Re: [Haskell-cafe] Splittable random numbers

31 Jan 2011

      Hi Cafe,

I've included Gladman's efficient, portable C implementation of AES
generating random numbers now, and the hardware-accelerated version is
working too.  I'm currently seeing higher throughput for even the software
based version than the builtin stdGen:

  First, timing with System.Random interface:
     13,051,964 random ints generated [System.Random stdGen]      ~ 252
cycles/int
         15,635 random ints generated [PureHaskell/reference]     ~ 210,763
cycles/int
         31,159 random ints generated [PureHaskell]               ~ 105,757
cycles/int
      2,180,488 random ints generated [Gladman inefficient]       ~ 1,511
cycles/int
     15,015,095 random ints generated [Gladman]                   ~ 219
cycles/int

That seems like a good argument for cryptographic RNGs to me!

I'm having a lot of trouble getting cabal to build/install it successfully.
You can see what I've got there now.  I'd be interested to know if anyone
else can build it successfully.  It should work -- but only by building the
assembly code into a .so and assuming the build directory is /opt/intel-aes
;-).

I don't have real numbers for the hardware version yet because the Westmere
machine I'm logged into is redhat 5.4 and is giving me "GLIBC_2.7 not found"
errors.  You can run it for correctness purposes using an emulation tool
called sde (software development
emulator)http://software.intel.com/en-us/articles/intel-software-development-emulator...that's
based on dynamic binary translation.

-Ryan

P.S. Checkout command:
git clone git://github.com/rrnewton/intel-aes.git

On Sat, Jan 29, 2011 at 8:52 AM, Ryan Newton  wrote:
...
perhaps performance?

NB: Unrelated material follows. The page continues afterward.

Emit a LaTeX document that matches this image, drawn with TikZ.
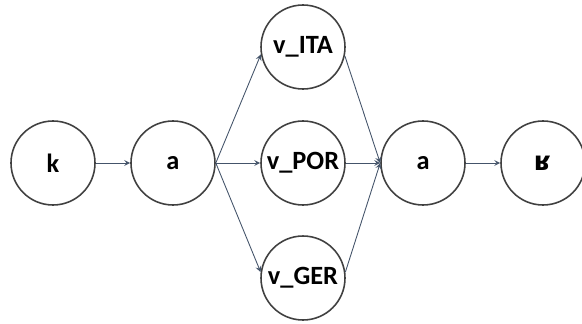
\documentclass[tikz,border=0pt]{standalone}
\usepackage{fontspec}
\setmainfont{Carlito}
\newfontfamily\ipafont{DejaVu Sans}
\usetikzlibrary{positioning}
\definecolor{ringgray}{HTML}{404040}
\definecolor{edgeblue}{HTML}{44546A}
\tikzset{
    phon/.style={circle, draw=ringgray, line width=0.9pt, inner sep=0pt, minimum size=1.68cm,
        font=\fontsize{15}{18}\selectfont\bfseries},
    arr/.style={->, >=stealth, draw=edgeblue, line width=0.5pt}
}
\begin{document}
\begin{tikzpicture}[node distance=2.4cm]
    \useasboundingbox (0,0) rectangle (11.64,6.46);
    \node[phon] (k) at (1.06,3.2) {k};
    \node[phon] (a1) [right of=k] {a};
    \node[phon] (vpor) [right of=a1, node distance=2.6cm] {v\_POR};
    \node[phon] (vita) [above of=vpor, node distance=2.32cm] {v\_ITA};
    \node[phon] (vger) [below of=vpor, node distance=2.3cm] {v\_GER};
    \node[phon] (a2) [right of=vpor] {a};
    \node[phon] (r) [right of=a2] {\ipafont\bfseries ʁ};
    \draw[arr] (k) to (a1);
    \draw[arr] (a1.east) to (vita.190);
    \draw[arr] (a1.east) to (vpor);
    \draw[arr] (a1.east) to (vger.172);
    \draw[arr] (vita.-12) to (a2.west);
    \draw[arr] (vpor) to (a2.west);
    \draw[arr] (vger.8) to (a2.west);
    \draw[arr] (a2) to (r);
\end{tikzpicture}
\end{document}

Is this approach less robust with a faster,
...
non-cryptographic RNG?
Yes, I don't understand that either.  Is there a reason that using a weaker
PRNG in this case is WORSE than using it in the non-splitting case?  Is that
why there is more of an impetus to use the cryptographic approach in this
case?
Anyway, taking for granted that the Burton approach is a useful thing to
have implemented, I started developing a package for this stuff -- AES based
RNG including both a haskell implementation and wrapping an AESNI-based C
one .  I haven't posted it to Hackage yet, but you can find the git
repository here:
https://github.com/rrnewton/intel-aes
If you build with cabal and run the benchmark-intel-aes-rng executable, it
will give you a breakdown like this:
How many random numbers can we generate in a second on one thread?
      Cost of rdtsc (ffi call):    83
      Approx getCPUTime calls per second: 205,640
      Approx clock frequency:  3,306,891,339
      First, timing with System.Random interface:
       193,178,901 random ints generated [constant zero gen]
        14,530,358 random ints generated [System.Random stdGen]
            16,346 random ints generated [BurtonGenSlow/reference]
            32,965 random ints generated [BurtonGenSlow]
      Comparison to C's rand():
       118,766,285 random ints generated [rand/store in C loop]
       114,668,028 random ints generated [rand / Haskell loop]
       114,675,116 random ints generated [rand/store Haskell]
At the moment this is Haskell-only, I haven't included the wrapped Intel
assembly code library yet.  As you can see, the pure-Haskell AES based RNG
(BurtonGenSlow) is pretty slow.
Would anyone else be interested in running those RNG testing tools
(diehard, big crush) on this to make sure it is working correctly?
Also I'd be happy if anyone with a performance-oriented-eye would like to
take a look at what's going on.  Both for the sake of the serial performance
(above) and because the parallel performance is currently *mysterious*(see below).
I figure one of the main reasons for splittable RNG is deterministic
parallel computations.  Thus it's important that all threads be able to run
the RNG efficiently.  Right now, if you look at SimpleRNGBench.hs I'm just
running the same RNG on numCapabilities threads.  Yet with that simple test
I'm running into problems, summarized thus:
* I get substantial (3X) variance in program performance on consecutive
runs.
  * I see a minor hit in performance adding -threaded, but going from -N1
to -N4 (even with a single-thread of work) yields a big hit in performance
and increase in variance.
  * -N4 with four actual threads of work is actually pretty good for the
pure haskell version.  All four threads on my nehalem 3.33ghz can maintain
93% of their throughput in the serial case.  BUT the variance problem
persists.
  * I run a busy-wait loop that measures cpu frequency... and this seems to
get messed up in threaded mode (even with -qm -qa).  I don't know why.
  * I cannot killThread a haskell thread (forkIO or forkOS) that is
currently running a divergent FFI call (safe or unsafe).  (See "time_c".)
You can find the details in the DEVLOG here:
https://github.com/rrnewton/intel-aes/blob/master/CHANGELOG
Let me know if you have any ideas.  I'm going to leave the Haskell version
how it is and focus on wrapping the Intel asm (which has a permissive
license).
Cheers,
  -Ryan
P.S. Regarding this benchmarking -- would it be appropriate to use
Criterion for this?  Or is it sufficient to measure aggregate throughput as
I've been doing?